# Re: [isabelle] Isabelle2014-RC0: symbol completion in antiquotations

Hi Makarius,

On 09/07/14 17:27, Makarius wrote:

I am wondering why symbol completion in antiquotations inside text blocks behaves
differently from symbol completion in ordinary term statements. Here's an example:

If I type a symbol name like \alpha in a lemma statement such as

lemma "\alpha"

then I can tell Isabelle to replace \alpha by α. (In fact, I have enabled immediate
completion, so \alp suffices.) Inside antiquotations, however, this does not seem to work.

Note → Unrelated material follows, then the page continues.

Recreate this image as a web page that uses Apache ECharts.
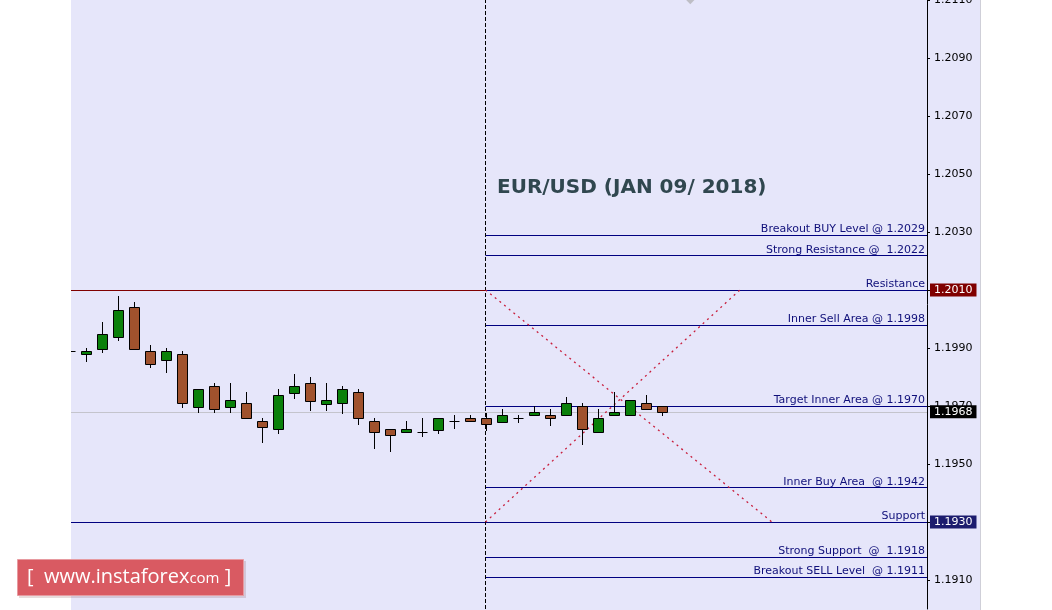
<!DOCTYPE html>
<html>
<head>
<meta charset="utf-8">
<script src="https://cdn.jsdelivr.net/npm/echarts@6/dist/echarts.min.js"></script>
<style>html,body{margin:0;padding:0;background:#fff;}#c{width:1052px;height:610px;}</style>
</head>
<body>
<div id="c"></div>
<script>
// ---- data ----
var candleIndex = [0,1,2,3,4,5,6,7,8,9,10,11,12,13,14,15,16,17,18,19,20,21,22,23,24,25,26,27,28,29,30,31,32,33,34,35,36,37];
var openVals  = [1.19890,1.19878,1.19898,1.19939,1.20041,1.19890,1.19858,1.19878,1.19698,1.19768,1.19698,1.19709,1.19647,1.19620,1.19746,1.19778,1.19708,1.19709,1.19747,1.19647,1.19620,1.19609,1.19610,1.19618,1.19647,1.19658,1.19658,1.19646,1.19658,1.19668,1.19668,1.19668,1.19699,1.19609,1.19668,1.19668,1.19709,1.19699];
var closeVals = [1.19890,1.19890,1.19948,1.20030,1.19898,1.19846,1.19890,1.19709,1.19758,1.19689,1.19721,1.19658,1.19627,1.19737,1.19769,1.19718,1.19720,1.19758,1.19658,1.19609,1.19599,1.19620,1.19610,1.19658,1.19647,1.19647,1.19637,1.19668,1.19658,1.19678,1.19658,1.19709,1.19620,1.19658,1.19678,1.19720,1.19689,1.19678];
var lowVals   = [1.19885,1.19856,1.19887,1.19928,1.19897,1.19836,1.19818,1.19698,1.19678,1.19678,1.19678,1.19658,1.19577,1.19608,1.19729,1.19686,1.19686,1.19677,1.19637,1.19556,1.19546,1.19609,1.19598,1.19608,1.19625,1.19647,1.19618,1.19646,1.19646,1.19668,1.19636,1.19668,1.19568,1.19609,1.19668,1.19668,1.19689,1.19668];
var highVals  = [1.19895,1.19899,1.19990,1.20079,1.20059,1.19909,1.19900,1.19890,1.19758,1.19778,1.19778,1.19748,1.19659,1.19759,1.19810,1.19800,1.19778,1.19769,1.19758,1.19658,1.19620,1.19648,1.19658,1.19658,1.19669,1.19669,1.19677,1.19689,1.19668,1.19699,1.19689,1.19731,1.19709,1.19689,1.19748,1.19720,1.19738,1.19699];

var yTickValues = [1.1910,1.1930,1.1950,1.1970,1.1990,1.2010,1.2030,1.2050,1.2070,1.2090,1.2110];

var levelNames  = ['Breakout BUY Level @ 1.2029','Strong Resistance @  1.2022','Resistance','Inner Sell Area @ 1.1998','Target Inner Area @ 1.1970','Inner Buy Area  @ 1.1942','Support','Strong Support  @  1.1918','Breakout SELL Level  @ 1.1911'];
var levelValues = [1.2029,1.2022,1.2010,1.1998,1.1970,1.1942,1.1930,1.1918,1.1911];
var levelStartIndex = 26;

var resistanceValue = 1.2010;
var supportValue = 1.1930;
var lastPrice = 1.1968;
var crossDownEnd = [43.9, 1.1930];
var crossUpEnd = [41.9, 1.2010];
var markerPoint = [38.8, 1.21103];

var title = 'EUR/USD (JAN 09/ 2018)';

// ---- chart ----
var X_MIN = 0.09375, X_MAX = 53.59375;
var chart = echarts.init(document.getElementById('c'), null, {renderer: 'canvas'});

var candleData = candleIndex.map(function (x, i) {
  return [x, openVals[i], closeVals[i], lowVals[i], highVals[i]];
});

function renderCandle(params, api) {
  var x = api.value(0), o = api.value(1), c = api.value(2), l = api.value(3), h = api.value(4);
  var pO = api.coord([x, o]), pC = api.coord([x, c]), pL = api.coord([x, l]), pH = api.coord([x, h]);
  var cx = Math.round(pO[0]) + 0.5;
  var top = Math.round(Math.min(pO[1], pC[1])) + 0.5;
  var bot = Math.round(Math.max(pO[1], pC[1])) + 0.5;
  var children = [{
    type: 'line',
    shape: {x1: cx, y1: Math.round(pH[1]), x2: cx, y2: Math.round(pL[1]) + 1},
    style: {stroke: '#000', lineWidth: 1}
  }];
  if (bot - top < 1) {
    children.push({
      type: 'line',
      shape: {x1: cx - 5, y1: top, x2: cx + 5, y2: top},
      style: {stroke: '#000', lineWidth: 1}
    });
  } else {
    children.push({
      type: 'rect',
      shape: {x: cx - 5, y: top, width: 10, height: bot - top},
      style: {fill: c > o ? '#0a800a' : '#a0522d', stroke: '#000', lineWidth: 1}
    });
  }
  return {type: 'group', children: children};
}

var levelLines = levelValues.map(function (v, i) {
  return [
    {coord: [levelStartIndex, v]},
    {coord: [X_MAX, v], label: {
      show: true, position: 'insideEndTop', formatter: levelNames[i],
      color: '#10107a', fontFamily: 'DejaVu Sans', fontSize: 11, distance: [2, 0]
    }}
  ];
});

function priceBox(v, color, bg) {
  return [
    {coord: [X_MIN, v], lineStyle: {color: color, type: 'solid', width: 1}},
    {coord: [X_MAX, v], label: {
      show: true, position: 'end', formatter: v.toFixed(4),
      color: '#fff', backgroundColor: bg, fontFamily: 'DejaVu Sans', fontSize: 11,
      padding: [1, 4, 1, 4], distance: 3
    }}
  ];
}

var option = {
  animation: false,
  backgroundColor: '#ffffff',
  grid: {left: 71, right: 125, top: 0, bottom: 1, containLabel: false, outerBoundsMode: 'none'},
  xAxis: {
    type: 'value', min: X_MIN, max: X_MAX, show: false
  },
  yAxis: {
    type: 'value', position: 'right', min: 1.1900, max: 1.2110, scale: true,
    splitLine: {show: false},
    axisLine: {show: true, lineStyle: {color: '#000', width: 1}},
    axisTick: {show: true, inside: false, length: 3, customValues: yTickValues, lineStyle: {color: '#000'}},
    axisLabel: {
      customValues: yTickValues, margin: 7, color: '#000', fontFamily: 'DejaVu Sans', fontSize: 11,
      formatter: function (v) { return v.toFixed(4); }
    }
  },
  graphic: [
    {type: 'rect', z: -10, shape: {x: 71, y: 0, width: 909, height: 610}, style: {fill: '#e6e6fa'}, silent: true},
    {type: 'line', z: -9, shape: {x1: 980.5, y1: 0, x2: 980.5, y2: 610}, style: {stroke: '#cfcfd8', lineWidth: 1}, silent: true},
    {type: 'text', z: 50, left: 497, top: 178, style: {
      text: title, fill: '#30474f', font: 'bold 20px "DejaVu Sans", Verdana, sans-serif'
    }},
    {type: 'group', z: 100, left: 17, top: 559, children: [
      {type: 'rect', z: 100, shape: {x: 2, y: 2, width: 227, height: 37}, style: {fill: 'rgba(120,60,60,0.18)'}},
      {type: 'rect', z: 101, shape: {x: 0.5, y: 0.5, width: 226, height: 36}, style: {fill: '#d95a62', stroke: '#e79aa0', lineWidth: 1}},
      {type: 'text', z: 102, x: 10, y: 18, style: {
        text: '{a|[  www.instaforex}{b|com}{a| ]}',
        verticalAlign: 'middle',
        rich: {
          a: {fill: '#ffffff', fontFamily: 'Open Sans', fontSize: 20},
          b: {fill: '#ffffff', fontFamily: 'Open Sans', fontSize: 15, padding: [3, 0, 0, 0]}
        }
      }}
    ]}
  ],
  series: [
    {
      type: 'line', name: 'levels', data: [], z: 1, silent: true,
      markLine: {
        silent: true, symbol: ['none', 'none'], animation: false,
        lineStyle: {color: '#000080', type: 'solid', width: 1},
        label: {show: false},
        data: [
          priceBox(resistanceValue, '#800000', '#800000'),
          priceBox(lastPrice, '#c4c4cc', '#000000'),
          priceBox(supportValue, '#000080', '#1c1c6e')
        ].concat(levelLines).concat([
          [{coord: [levelStartIndex, 1.1900], lineStyle: {color: '#000', type: [4, 2], width: 1}, label: {show: false}},
           {coord: [levelStartIndex, 1.2110]}],
          [{coord: [levelStartIndex, resistanceValue], lineStyle: {color: '#c81e3c', type: [2, 4], width: 1.3}, label: {show: false}},
           {coord: crossDownEnd}],
          [{coord: [levelStartIndex, supportValue], lineStyle: {color: '#c81e3c', type: [2, 4], width: 1.3}, label: {show: false}},
           {coord: crossUpEnd}]
        ])
      }
    },
    {
      type: 'custom', name: 'EURUSD', z: 5, clip: true,
      renderItem: renderCandle,
      encode: {x: 0, y: [1, 2, 3, 4]},
      data: candleData
    },
    {
      type: 'scatter', name: 'marker', clip: false, symbol: 'diamond', symbolSize: [10, 10],
      itemStyle: {color: '#b4b4b8'}, data: [markerPoint], z: 3, silent: true
    }
  ]
};
chart.setOption(option);
</script>
</body>
</html>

text {* @{term "\alpha"} *} makes Isabelle complain about a "bad escape character in
string". In order to get α, I now have to type \<alpha> and then press Ctrl-B. This
becomes particularly annoying with longer symbol names like \<rightharpoonup>.


In June I wrote a very long section on Completion for the Isabelle/jEdit manual.  It might
or might not shed light on this, and I would be interested to get feedback about the text.

I read the text on completion, but I must admit that I would not have been able to figure out your explanation with dropping out of the language context. As is usual in the Isabelle documentation, your text describes the general principles, but not the concrete instances that one encounters in practice. For example, I was not able to figure out which language contexts exist (in a plain Isabelle/HOL session) and when language contexts are switched.


There probably are the contexts "outer syntax", "inner syntax", "LaTeX text", ML source, but there could also be something like "inner syntax inside the antiquotation text" which might behave differently from "inner syntax inside the antiquotation term" and "inner syntax inside the antiquotation const". I don't know how I could find out which language context I am currently working in. Maybe it suffices to display the language context of the curser somewhere in Isabelle (e.g., in the status bar as Emacs used to do it).


I remember a presentation you gave long ago (possibly at the workshop in Cambridge in 2010) in which you showed that you can nest an term antiquotation inside an ML antiquotation inside ... inside a text block. That made me think that there is probably not one separate language context for each antiquotation, but that I might expect the same behaviour as with normal inner syntax.

Andreas



The problem seen here is one of "language context" in the completion mechanism.  In
certain situations, a \foo sequence is syntactically invalid and destroys the intended
language context, dropping out of the syntax of a certain sub-language.  Thus the
"symbols" flag of the language might get lost, and symbols are not completed.

I have presently no better answer than using a valid \<foo> symbol and complete on that.

Note that the problem would be absent, if the traditional quotes were replaced by the more
robust cartouches.  But this is a bit speculative at the moment.


Is this difference intentional? I would have expected that antiquotations switch back to
"inner syntax mode" and thus behave as in ordinary term statements.


The general intention of completion is to provide a "Do what I mean" mechanism for the
Prover IDE, but the more it advances and becomes smarter, the more surprising the breakdowns.

For the moment we should just continue collecting observations, and further hints how to
work smoothly with the system as it is now.